╭─ Raw data
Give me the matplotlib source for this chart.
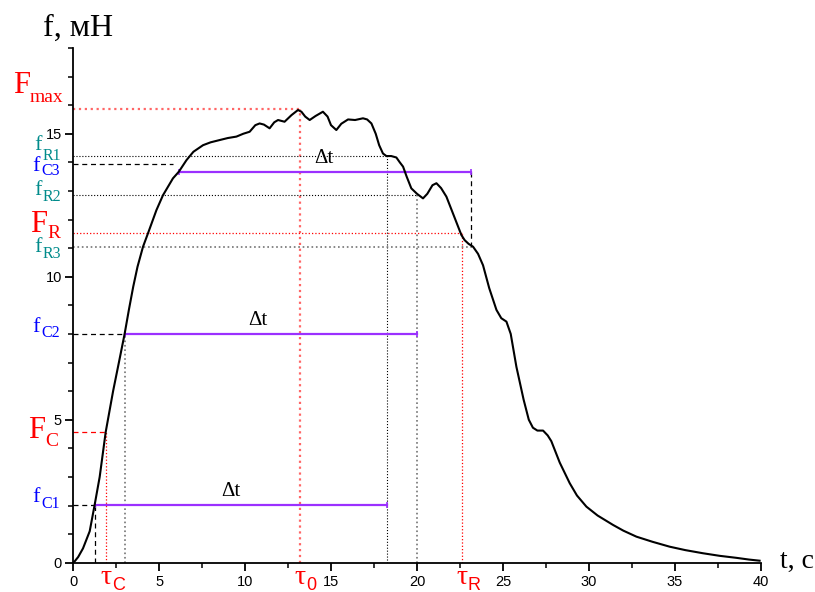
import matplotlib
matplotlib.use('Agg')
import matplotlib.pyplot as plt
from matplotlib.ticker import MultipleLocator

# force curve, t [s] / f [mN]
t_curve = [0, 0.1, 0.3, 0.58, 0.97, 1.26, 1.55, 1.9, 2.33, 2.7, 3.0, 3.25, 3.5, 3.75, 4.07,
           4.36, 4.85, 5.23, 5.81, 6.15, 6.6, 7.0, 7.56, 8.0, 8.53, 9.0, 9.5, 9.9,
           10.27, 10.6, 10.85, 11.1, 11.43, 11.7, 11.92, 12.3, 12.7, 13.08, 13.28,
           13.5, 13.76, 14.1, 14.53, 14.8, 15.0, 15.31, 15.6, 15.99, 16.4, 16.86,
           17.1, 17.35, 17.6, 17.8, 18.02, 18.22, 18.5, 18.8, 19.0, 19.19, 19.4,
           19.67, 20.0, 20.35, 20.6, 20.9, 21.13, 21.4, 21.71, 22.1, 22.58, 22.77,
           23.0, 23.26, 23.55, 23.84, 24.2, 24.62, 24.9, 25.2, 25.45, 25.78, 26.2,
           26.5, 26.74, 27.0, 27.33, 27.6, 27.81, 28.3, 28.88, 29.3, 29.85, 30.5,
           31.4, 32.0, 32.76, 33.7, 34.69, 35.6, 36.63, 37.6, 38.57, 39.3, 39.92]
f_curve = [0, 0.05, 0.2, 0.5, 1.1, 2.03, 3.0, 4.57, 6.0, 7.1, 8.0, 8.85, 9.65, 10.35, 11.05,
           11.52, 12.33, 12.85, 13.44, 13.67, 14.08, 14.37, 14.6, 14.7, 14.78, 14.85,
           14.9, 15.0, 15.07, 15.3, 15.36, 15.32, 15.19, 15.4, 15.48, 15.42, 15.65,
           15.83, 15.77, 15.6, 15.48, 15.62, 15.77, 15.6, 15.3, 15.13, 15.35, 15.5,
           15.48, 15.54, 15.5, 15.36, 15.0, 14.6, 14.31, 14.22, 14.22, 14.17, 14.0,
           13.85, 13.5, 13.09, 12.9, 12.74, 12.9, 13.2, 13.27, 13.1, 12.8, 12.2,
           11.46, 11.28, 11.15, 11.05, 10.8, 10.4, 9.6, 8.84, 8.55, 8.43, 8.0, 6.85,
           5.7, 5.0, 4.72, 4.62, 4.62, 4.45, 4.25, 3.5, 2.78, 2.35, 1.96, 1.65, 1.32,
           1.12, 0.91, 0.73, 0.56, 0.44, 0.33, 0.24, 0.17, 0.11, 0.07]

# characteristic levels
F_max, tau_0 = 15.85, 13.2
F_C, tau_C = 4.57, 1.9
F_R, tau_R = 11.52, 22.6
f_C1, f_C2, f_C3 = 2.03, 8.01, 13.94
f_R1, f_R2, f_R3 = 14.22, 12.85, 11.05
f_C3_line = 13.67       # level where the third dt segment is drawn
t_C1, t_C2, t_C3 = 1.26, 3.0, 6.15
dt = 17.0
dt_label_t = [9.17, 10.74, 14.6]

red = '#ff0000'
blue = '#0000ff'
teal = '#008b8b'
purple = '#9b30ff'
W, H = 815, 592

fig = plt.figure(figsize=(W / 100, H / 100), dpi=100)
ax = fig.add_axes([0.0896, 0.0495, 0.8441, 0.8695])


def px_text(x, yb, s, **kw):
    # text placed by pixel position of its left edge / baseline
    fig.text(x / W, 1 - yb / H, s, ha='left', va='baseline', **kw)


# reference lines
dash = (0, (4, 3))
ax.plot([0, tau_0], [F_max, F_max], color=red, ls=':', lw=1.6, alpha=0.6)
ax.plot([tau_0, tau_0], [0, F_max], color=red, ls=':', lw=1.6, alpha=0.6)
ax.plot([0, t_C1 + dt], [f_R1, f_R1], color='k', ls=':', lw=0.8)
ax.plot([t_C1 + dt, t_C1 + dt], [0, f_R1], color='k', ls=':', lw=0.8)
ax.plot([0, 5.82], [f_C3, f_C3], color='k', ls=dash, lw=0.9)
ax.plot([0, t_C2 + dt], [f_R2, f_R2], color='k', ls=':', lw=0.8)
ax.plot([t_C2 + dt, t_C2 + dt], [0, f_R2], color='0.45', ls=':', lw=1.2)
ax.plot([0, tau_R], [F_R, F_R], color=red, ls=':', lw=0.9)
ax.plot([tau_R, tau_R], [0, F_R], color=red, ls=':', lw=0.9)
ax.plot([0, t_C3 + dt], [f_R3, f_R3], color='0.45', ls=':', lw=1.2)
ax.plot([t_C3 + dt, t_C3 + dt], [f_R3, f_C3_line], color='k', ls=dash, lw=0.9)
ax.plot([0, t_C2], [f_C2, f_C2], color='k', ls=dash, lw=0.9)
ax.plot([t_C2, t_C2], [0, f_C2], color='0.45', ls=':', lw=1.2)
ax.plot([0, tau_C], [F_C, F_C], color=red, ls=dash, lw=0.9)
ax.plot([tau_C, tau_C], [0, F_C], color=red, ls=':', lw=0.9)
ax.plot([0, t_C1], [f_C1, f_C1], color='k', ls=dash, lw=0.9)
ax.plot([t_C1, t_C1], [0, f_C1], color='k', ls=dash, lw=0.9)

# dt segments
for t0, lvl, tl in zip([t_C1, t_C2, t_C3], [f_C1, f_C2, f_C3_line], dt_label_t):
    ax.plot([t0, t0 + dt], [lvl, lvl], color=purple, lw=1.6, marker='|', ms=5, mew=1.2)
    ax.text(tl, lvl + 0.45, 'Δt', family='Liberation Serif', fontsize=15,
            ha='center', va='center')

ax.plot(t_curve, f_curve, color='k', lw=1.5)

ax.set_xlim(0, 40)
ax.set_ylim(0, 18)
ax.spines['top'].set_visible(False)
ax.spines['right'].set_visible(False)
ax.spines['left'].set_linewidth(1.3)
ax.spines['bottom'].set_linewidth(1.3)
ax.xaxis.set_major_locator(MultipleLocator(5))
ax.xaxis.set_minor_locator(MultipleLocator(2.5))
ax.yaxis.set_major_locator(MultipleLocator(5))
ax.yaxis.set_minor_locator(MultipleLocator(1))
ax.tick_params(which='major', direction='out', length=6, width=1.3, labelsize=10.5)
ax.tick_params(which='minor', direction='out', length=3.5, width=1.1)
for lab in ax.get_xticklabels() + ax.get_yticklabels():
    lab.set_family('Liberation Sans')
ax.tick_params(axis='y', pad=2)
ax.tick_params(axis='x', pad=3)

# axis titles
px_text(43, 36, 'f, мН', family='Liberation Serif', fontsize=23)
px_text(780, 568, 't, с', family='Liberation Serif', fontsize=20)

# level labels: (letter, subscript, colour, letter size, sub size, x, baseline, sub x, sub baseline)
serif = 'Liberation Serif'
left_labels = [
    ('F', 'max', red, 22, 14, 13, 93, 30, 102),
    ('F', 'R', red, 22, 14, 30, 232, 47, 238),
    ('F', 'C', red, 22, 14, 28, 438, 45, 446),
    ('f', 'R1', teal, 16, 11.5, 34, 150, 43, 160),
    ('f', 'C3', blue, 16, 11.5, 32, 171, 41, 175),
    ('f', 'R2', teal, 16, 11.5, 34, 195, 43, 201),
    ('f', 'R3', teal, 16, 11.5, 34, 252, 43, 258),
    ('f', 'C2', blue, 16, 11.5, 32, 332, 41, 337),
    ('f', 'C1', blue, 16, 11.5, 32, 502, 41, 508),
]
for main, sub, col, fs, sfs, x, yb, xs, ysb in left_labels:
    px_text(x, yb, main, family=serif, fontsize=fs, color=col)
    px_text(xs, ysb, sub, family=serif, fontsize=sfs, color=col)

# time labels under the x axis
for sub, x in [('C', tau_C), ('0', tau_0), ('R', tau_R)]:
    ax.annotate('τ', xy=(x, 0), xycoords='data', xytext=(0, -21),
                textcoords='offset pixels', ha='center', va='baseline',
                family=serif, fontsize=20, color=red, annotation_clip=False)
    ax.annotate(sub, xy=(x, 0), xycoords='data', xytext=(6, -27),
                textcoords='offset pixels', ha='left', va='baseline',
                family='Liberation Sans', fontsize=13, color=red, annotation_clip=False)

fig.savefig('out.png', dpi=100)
╰─
What to do: Your task is to reproduce exactly the lines from the start of the data above through the line containing "from matplotlib.ticker import MultipleLocator", leaving every picture out.

Answer:
Give me the matplotlib source for this chart.
import matplotlib
matplotlib.use('Agg')
import matplotlib.pyplot as plt
from matplotlib.ticker import MultipleLocator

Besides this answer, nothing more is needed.